The answer is the bay.
Boka Kotorska - the Bay of Kotor - is sometimes called Europe’s southernmost fjord, though that classification is geologically contested. What isn’t contested is the scale of it: roughly 87 square kilometres of enclosed water surrounded by karst mountains that drop almost vertically into the sea. The bay is divided into two inner sections, and the further you get from Kotor town itself, the less company you’ll have.
The Towns Most People Skip
Perast sits about twelve kilometres north of Kotor by road and is reachable by local bus or taxi. It has a single main street, two baroque palaces that have been converted into museums, and boats that row tourists out to Our Lady of the Rocks - a church built on an artificial island in the middle of the bay. The island itself was constructed over centuries by locals who dropped stones and old ships into the water on a specific feast day each year. That tradition, called fašinada, still happens on 22 July.

Perast takes maybe three hours at a comfortable pace. That’s the right amount of time for it.
Risan, slightly further along, rarely appears in travel recommendations.

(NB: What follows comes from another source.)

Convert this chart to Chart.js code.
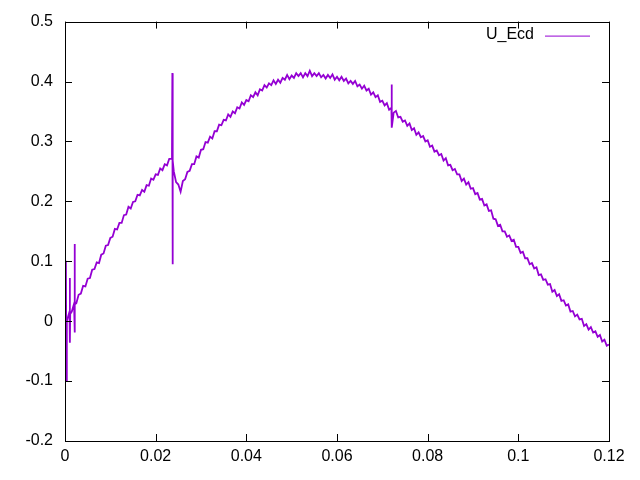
<!DOCTYPE html>
<html><head><meta charset="utf-8">
<style>html,body{margin:0;padding:0;background:#fff}canvas{display:block}</style>
</head><body>
<canvas id="c" width="640" height="480"></canvas>
<script src="https://cdn.jsdelivr.net/npm/chart.js@4.4.0/dist/chart.umd.min.js"></script>
<script>
const seriesName = "U_Ecd";
const xTicks = [0, 0.02, 0.04, 0.06, 0.08, 0.1, 0.12];
const yTicks = [-0.2, -0.1, 0, 0.1, 0.2, 0.3, 0.4, 0.5];

const sampleX = [
0,0.0005,0.001,0.0015,0.002,0.0025,0.003,0.0035,0.004,0.0045,
0.005,0.0055,0.006,0.0065,0.007,0.0075,0.008,0.0085,0.009,0.0095,
0.01,0.0105,0.011,0.0115,0.012,0.0125,0.013,0.0135,0.014,0.0145,
0.015,0.0155,0.016,0.0165,0.017,0.0175,0.018,0.0185,0.019,0.0195,
0.02,0.0205,0.021,0.0215,0.022,0.0225,0.023,0.0235,0.024,0.0245,
0.025,0.0255,0.026,0.0265,0.027,0.0275,0.028,0.0285,0.029,0.0295,
0.03,0.0305,0.031,0.0315,0.032,0.0325,0.033,0.0335,0.034,0.0345,
0.035,0.0355,0.036,0.0365,0.037,0.0375,0.038,0.0385,0.039,0.0395,
0.04,0.0405,0.041,0.0415,0.042,0.0425,0.043,0.0435,0.044,0.0445,
0.045,0.0455,0.046,0.0465,0.047,0.0475,0.048,0.0485,0.049,0.0495,
0.05,0.0505,0.051,0.0515,0.052,0.0525,0.053,0.0535,0.054,0.0545,
0.055,0.0555,0.056,0.0565,0.057,0.0575,0.058,0.0585,0.059,0.0595,
0.06,0.0605,0.061,0.0615,0.062,0.0625,0.063,0.0635,0.064,0.0645,
0.065,0.0655,0.066,0.0665,0.067,0.0675,0.068,0.0685,0.069,0.0695,
0.07,0.0705,0.071,0.0715,0.072,0.0725,0.073,0.0735,0.074,0.0745,
0.075,0.0755,0.076,0.0765,0.077,0.0775,0.078,0.0785,0.079,0.0795,
0.08,0.0805,0.081,0.0815,0.082,0.0825,0.083,0.0835,0.084,0.0845,
0.085,0.0855,0.086,0.0865,0.087,0.0875,0.088,0.0885,0.089,0.0895,
0.09,0.0905,0.091,0.0915,0.092,0.0925,0.093,0.0935,0.094,0.0945,
0.095,0.0955,0.096,0.0965,0.097,0.0975,0.098,0.0985,0.099,0.0995,
0.1,0.1005,0.101,0.1015,0.102,0.1025,0.103,0.1035,0.104,0.1045,
0.105,0.1055,0.106,0.1065,0.107,0.1075,0.108,0.1085,0.109,0.1095,
0.11,0.1105,0.111,0.1115,0.112,0.1125,0.113,0.1135,0.114,0.1145,
0.115,0.1155,0.116,0.1165,0.117,0.1175,0.118,0.1185,0.119,0.1195,
0.12
];
const sampleY = [
0.003,0.003,0.016,0.016,0.029,0.030,0.044,0.046,0.059,0.058,
0.071,0.072,0.086,0.087,0.098,0.097,0.111,0.113,0.126,0.127,
0.139,0.141,0.154,0.153,0.164,0.164,0.177,0.178,0.191,0.188,
0.199,0.200,0.211,0.210,0.219,0.216,0.227,0.226,0.238,0.236,
0.245,0.244,0.255,0.252,0.262,0.260,0.271,0.271,0.250,0.232,
0.228,0.216,0.234,0.237,0.249,0.251,0.262,0.262,0.275,0.273,
0.286,0.287,0.299,0.298,0.308,0.305,0.317,0.317,0.328,0.327,
0.336,0.335,0.345,0.341,0.350,0.347,0.357,0.355,0.365,0.361,
0.369,0.367,0.377,0.374,0.382,0.377,0.387,0.385,0.394,0.390,
0.397,0.394,0.402,0.396,0.403,0.398,0.406,0.403,0.411,0.404,
0.410,0.406,0.414,0.409,0.414,0.407,0.414,0.409,0.418,0.409,
0.414,0.409,0.414,0.407,0.411,0.405,0.411,0.406,0.412,0.403,
0.408,0.402,0.408,0.401,0.405,0.397,0.401,0.396,0.401,0.392,
0.395,0.388,0.393,0.385,0.388,0.378,0.382,0.374,0.377,0.366,
0.368,0.360,0.364,0.353,0.356,0.348,0.351,0.340,0.341,0.333,
0.335,0.326,0.330,0.319,0.322,0.311,0.315,0.307,0.309,0.300,
0.302,0.291,0.293,0.283,0.285,0.277,0.279,0.268,0.272,0.260,
0.261,0.252,0.254,0.245,0.245,0.234,0.238,0.228,0.232,0.221,
0.222,0.212,0.214,0.203,0.204,0.193,0.195,0.184,0.185,0.171,
0.170,0.159,0.161,0.150,0.150,0.141,0.143,0.134,0.136,0.124,
0.124,0.114,0.116,0.105,0.105,0.095,0.097,0.088,0.090,0.077,
0.078,0.069,0.070,0.061,0.062,0.049,0.052,0.042,0.045,0.034,
0.035,0.026,0.028,0.016,0.017,0.008,0.011,0.003,0.004,-0.008,
-0.005,-0.014,-0.010,-0.019,-0.017,-0.026,-0.023,-0.034,-0.031,-0.041,
-0.039
];
// isolated spike samples
const spikeX = [0.0002,0.0003,0.0004,0.00105,0.0011,0.00115,0.0021,0.00215,0.0022,0.0236,0.02368,0.02372,0.02375,0.0238,0.07205,0.0721];
const spikeY = [0.101,-0.1,0.0,0.072,-0.036,0.012,0.129,-0.019,0.028,0.278,0.414,0.26,0.095,0.268,0.395,0.323];

const points = sampleX.map((x,i)=>({x:x,y:sampleY[i]}))
  .concat(spikeX.map((x,i)=>({x:x,y:spikeY[i]})))
  .sort((a,b)=>a.x-b.x);

const LINE_COLOR = '#9400D3';
const FONT = {family:'"Liberation Sans", Arial, sans-serif', size:16};

const framePlugin = {
  id:'gnuframe',
  afterDatasetsDraw(chart){
    const {ctx, chartArea:a, scales} = chart;
    ctx.save();
    ctx.strokeStyle = '#000';
    ctx.lineWidth = 1;
    const T = 7;
    ctx.beginPath();
    xTicks.forEach(v=>{
      const px = Math.round(scales.x.getPixelForValue(v))+0.5;
      ctx.moveTo(px, a.bottom); ctx.lineTo(px, a.bottom - T);
      ctx.moveTo(px, a.top); ctx.lineTo(px, a.top + T);
    });
    yTicks.forEach(v=>{
      const py = Math.round(scales.y.getPixelForValue(v))+0.5;
      ctx.moveTo(a.left, py); ctx.lineTo(a.left + T, py);
      ctx.moveTo(a.right, py); ctx.lineTo(a.right - T, py);
    });
    ctx.stroke();
    ctx.strokeRect(Math.round(a.left)+0.5, Math.round(a.top)+0.5, Math.round(a.right-a.left), Math.round(a.bottom-a.top));
    // key
    const ds = chart.data.datasets[0];
    ctx.fillStyle = '#000';
    ctx.font = '16px "Liberation Sans", Arial, sans-serif';
    ctx.textAlign = 'right';
    ctx.textBaseline = 'middle';
    ctx.fillText(ds.label, a.right - 75, a.top + 13);
    ctx.strokeStyle = ds.borderColor;
    ctx.lineWidth = 1;
    ctx.beginPath();
    ctx.moveTo(a.right - 64, a.top + 14.5);
    ctx.lineTo(a.right - 19, a.top + 14.5);
    ctx.stroke();
    ctx.restore();
  }
};

new Chart(document.getElementById('c'), {
  type:'line',
  data:{datasets:[{
    label: seriesName,
    data: points,
    borderColor: LINE_COLOR,
    borderWidth: 1.8,
    pointRadius: 0,
    fill: false,
    tension: 0
  }]},
  options:{
    responsive:false,
    devicePixelRatio:1,
    animation:false,
    layout:{padding:{left:0, top:18, right:31, bottom:0}},
    plugins:{legend:{display:false}, tooltip:{enabled:false}},
    scales:{
      x:{
        type:'linear', min:0, max:0.12,
        afterBuildTicks(s){ s.ticks = xTicks.map(v=>({value:v})); },
        afterFit(s){ s.height = 39; },
        ticks:{ callback:v=>String(+v.toFixed(2)), color:'#000', font:FONT, padding:6, maxRotation:0, autoSkip:false },
        grid:{display:false, drawTicks:false},
        border:{display:false}
      },
      y:{
        type:'linear', min:-0.2, max:0.5,
        afterBuildTicks(s){ s.ticks = yTicks.map(v=>({value:v})); },
        afterFit(s){ s.width = 65; },
        ticks:{ callback:v=>String(+v.toFixed(1)), color:'#000', font:FONT, padding:12 },
        grid:{display:false, drawTicks:false},
        border:{display:false}
      }
    }
  },
  plugins:[framePlugin]
});
</script>
</body></html>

It has Roman-era mosaics - actual second-century floor mosaics - inside a small archaeological site that charges a nominal entry fee and is almost never crowded. The mosaics depict Hypnos, the god of sleep, and they are in remarkably good condition.
Getting Around the Bay
The local bus network connects the main towns along the western shore, with services running reasonably often during summer. A taxi from Kotor to Perast runs around €15–20 depending on negotiation. The car ferry that crosses the mouth of the bay between Lepetane and Kamenari cuts driving time significantly if you’re looping the whole bay - the crossing takes a few minutes and runs continuously during daylight hours.
None of this requires a tour. The bay is straightforward to navigate independently, and most of what makes it worth seeing is the kind of thing that disappears the moment a guide starts narrating it.